As Sir Patrick Stewart said so poignantly and passionately in this video, violence against women is never the answer. Physical, sexual, emotional…it is never the answer. While it is true that there are many forms of violence and women can also be perpetrators, the violence committed against women does not end with the visible marks of fists and beatings. The violence of reducing women’s love to voyeuristic, titillating pleasure is a violence just as long-lasting and just as dehumanizing.
When one girl walks in public holding the hand of another girl, do we really need to know what happens in the bedroom behind closed doors? Do we need to know the precise contact points of clitoris and labia and vulva? Is it possible…gasp…for one woman to love another without it being sexual?
When I wrote my first F/F sex scene, I found out that I could describe the intimacy and connection in a way that didn’t sully the characters, myself, or readers. (I understand that many people read, write, and enjoy erotica. I respect them and support them. Kat and Natalie, however, are different. Not better or worse, just different.) I found that writing the sex scene was beautiful in its own way, and it deepened and enriched the story between Carene and Leila.

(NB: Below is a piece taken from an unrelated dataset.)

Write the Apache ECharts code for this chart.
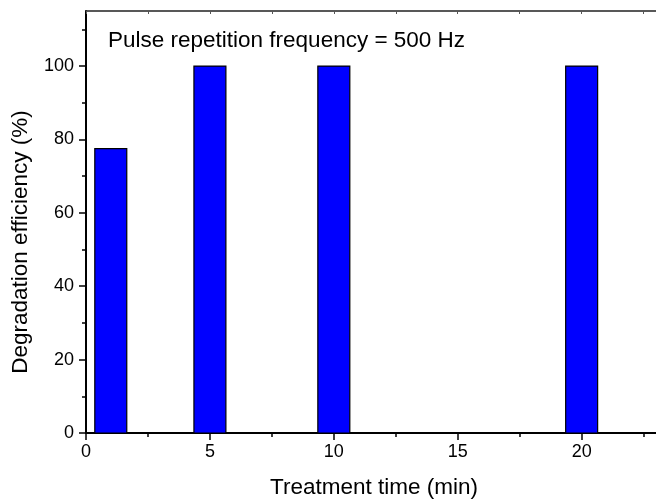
<!DOCTYPE html>
<html>
<head>
<meta charset="utf-8">
<script src="https://cdn.jsdelivr.net/npm/echarts@6/dist/echarts.min.js"></script>
<style>
  html, body { margin: 0; padding: 0; background: #fff; }
  #chart { width: 656px; height: 499px; }
</style>
</head>
<body>
<div id="chart"></div>
<script>
// ---- data ----
const treatmentTimes = [1, 5, 10, 20];          // min
const efficiency = [77.5, 100, 100, 100];        // %
const xMajorTicks = [0, 5, 10, 15, 20];
const xMinorTicks = [2.5, 7.5, 12.5, 17.5, 22.5];
const xTopTicks = [0, 2.5, 5, 7.5, 10, 12.5, 15, 17.5, 20, 22.5];
const yMajorTicks = [0, 20, 40, 60, 80, 100];
const yMinorTicks = [10, 30, 50, 70, 90, 110];
const annotationText = 'Pulse repetition frequency = 500 Hz';
const xTitle = 'Treatment time (min)';
const yTitle = 'Degradation efficiency (%)';

const FONT = 'Arial, "Liberation Sans", sans-serif';
const BAR_HALF = 0.645;
const X_MIN = 0, X_MAX = 23, Y_MIN = 0, Y_MAX = 115;

const chart = echarts.init(document.getElementById('chart'), null, { renderer: 'canvas' });

const seriesData = treatmentTimes.map((t, i) => [t, efficiency[i]]);

const option = {
  backgroundColor: '#ffffff',
  animation: false,
  grid: { left: 86, right: 0, top: 11, bottom: 66, containLabel: false },
  xAxis: [
    {
      type: 'value', position: 'bottom', min: X_MIN, max: X_MAX,
      axisLine: { show: true, onZero: false, lineStyle: { color: '#000', width: 2 } },
      axisTick: { show: true, inside: false, length: 7, customValues: xMajorTicks, lineStyle: { color: '#000', width: 1.5 } },
      axisLabel: { show: true, customValues: xMajorTicks, margin: 10, color: '#000', fontSize: 18, fontFamily: FONT },
      splitLine: { show: false }
    },
    {
      type: 'value', position: 'bottom', min: X_MIN, max: X_MAX,
      axisLine: { show: false, onZero: false },
      axisTick: { show: true, inside: false, length: 4, customValues: xMinorTicks, lineStyle: { color: '#000', width: 1.5 } },
      axisLabel: { show: false },
      splitLine: { show: false }
    },
    {
      type: 'value', position: 'top', min: X_MIN, max: X_MAX,
      axisLine: { show: true, onZero: false, lineStyle: { color: '#222', width: 1.5 } },
      axisTick: { show: true, inside: true, length: 3, customValues: xTopTicks, lineStyle: { color: '#555', width: 1 } },
      axisLabel: { show: false },
      splitLine: { show: false }
    }
  ],
  yAxis: [
    {
      type: 'value', position: 'left', min: Y_MIN, max: Y_MAX,
      axisLine: { show: true, onZero: false, lineStyle: { color: '#000', width: 2 } },
      axisTick: { show: true, inside: false, length: 7, customValues: yMajorTicks, lineStyle: { color: '#000', width: 1.5 } },
      axisLabel: { show: true, customValues: yMajorTicks, margin: 12, color: '#000', fontSize: 18, fontFamily: FONT },
      splitLine: { show: false }
    },
    {
      type: 'value', position: 'left', min: Y_MIN, max: Y_MAX,
      axisLine: { show: false, onZero: false },
      axisTick: { show: true, inside: false, length: 4, customValues: yMinorTicks, lineStyle: { color: '#000', width: 1.5 } },
      axisLabel: { show: false },
      splitLine: { show: false }
    }
  ],
  series: [
    {
      type: 'custom',
      xAxisIndex: 0,
      yAxisIndex: 0,
      data: seriesData,
      renderItem: function (params, api) {
        const x = api.value(0), y = api.value(1);
        const p0 = api.coord([x - BAR_HALF, y]);
        const p1 = api.coord([x + BAR_HALF, 0]);
        return {
          type: 'rect',
          shape: { x: p0[0], y: p0[1], width: p1[0] - p0[0], height: p1[1] - p0[1] },
          style: { fill: '#0000ff', stroke: '#000000', lineWidth: 1.2 }
        };
      }
    }
  ],
  graphic: [
    {
      type: 'text', left: 108, top: 29,
      style: { text: annotationText, fill: '#000', font: '22.5px ' + FONT }
    },
    {
      type: 'text', x: 374, y: 488,
      style: { text: xTitle, fill: '#000', font: '22.5px ' + FONT, align: 'center', verticalAlign: 'middle' }
    },
    {
      type: 'text', x: 21, y: 242, rotation: Math.PI / 2,
      style: { text: yTitle, fill: '#000', font: '22.5px ' + FONT, align: 'center', verticalAlign: 'middle' }
    }
  ]
};

chart.setOption(option);
</script>
</body>
</html>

Kat and Natalie, however, are my special couple. Their love is a sister-partner-friend-roommate love (at times almost parental, with Natalie looking out for Kat) that is the love all of us have felt when we have found a female friend who loves, supports, and infuriates us.
What I hope readers will take home is the realization that the love between Kat and Natalie is universal. It’s not something to titter about while making jokes about sex toys; it’s the purity of love when one human being connects with another.
Please come and help us celebrate Kat’s birthday in the next few days and weeks. But most of all, please open your heart to a different kind of love.
(and if you’re bringing a wooden spoon for the birthday girl, at least give her something nice as well!)